Dua sosok ini menjadi simbol keterhubungan budaya Jawa. Ki Narto Sabdho dipandang sebagai akar tradisi yang kokoh, sementara Sindhunata tampil sebagai generasi baru yang memberi warna segar, menjanjikan masa depan pedalangan di tengah era digital.
Dari Pakem Luhur ke Sentuhan Milenial
Semasa hidup, Ki Narto Sabdho dikenal sebagai dalang yang teguh memegang pakem. Kisah Mahabharata dan Ramayana ia sajikan dengan daya magis yang membuat penonton larut dalam makna.
Jejak itu diteruskan Ki Sindhunata dengan cara berbeda. Lulusan S3 yang tumbuh dalam keluarga pecinta budaya Jawa ini mengemas pedalangan dengan pendekatan humanis, segar, dan komunikatif. Ia berani bereksperimen: memadukan bahasa gaul, musik yang akrab di telinga generasi muda, hingga busana unik berupa sarung dipadu blazer.
“Wayang tidak harus dipandang kuno. Ia bisa menjadi ikon budaya yang dekat dengan anak muda,” ujar Sindhunata.
Apresiasi Budayawan dan Seniman
Acara ini digagas oleh Bung Kirno (St Sukirno), budayawan Semarang, bersama “Paguyuban Catur Manunggal” (Puji Langgeng, Maju Kareb, Sobokarti, Suharti Laras), dengan dukungan Fraksi PDI Perjuangan DPRD Jateng.
Pagelaran lakon “Sang Kumbakarna” malam itu kian semarak dengan kehadiran seniman senior Abah Kirun. Deretan budayawan, akademisi, hingga pejabat Dinas Kebudayaan Kota Semarang juga turut hadir. Kehadiran mereka dinilai sebagai bentuk nyata dukungan terhadap pelestarian budaya.
Strategi Kebudayaan
Pagelaran ini tak berhenti pada fungsi hiburan. Ia menjelma sebagai strategi kebudayaan: bagaimana warisan Jawa mampu menemukan relevansi di era milenial dan digital.
“Ini bukan sekadar nostalgia. Tapi regenerasi budaya yang lahir dari inovasi,” ungkap salah satu tokoh budaya dalam sambutan.
Identitas yang Terjaga
Malam itu, Semarang menyaksikan harmoni antara masa lalu dan masa depan.

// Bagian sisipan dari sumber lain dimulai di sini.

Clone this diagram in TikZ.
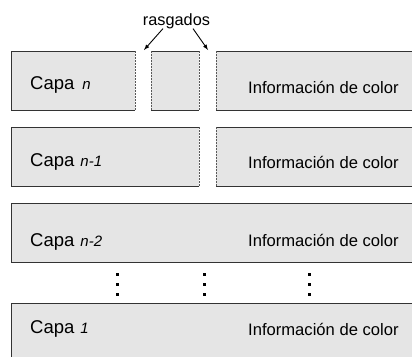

Ki Narto Sabdho dan Ki Sindhunata bertemu dalam satu amanah: menjaga wayang kulit sebagai cermin kebijaksanaan Jawa sekaligus warisan dunia.
Dengan spirit ini, wayang kulit tak lagi sekadar perayaan. Ia menjadi **investasi kultural** agar identitas bangsa tetap hidup dalam setiap suluk, denting gamelan, dan bayangan wayang yang menari di layar kelir.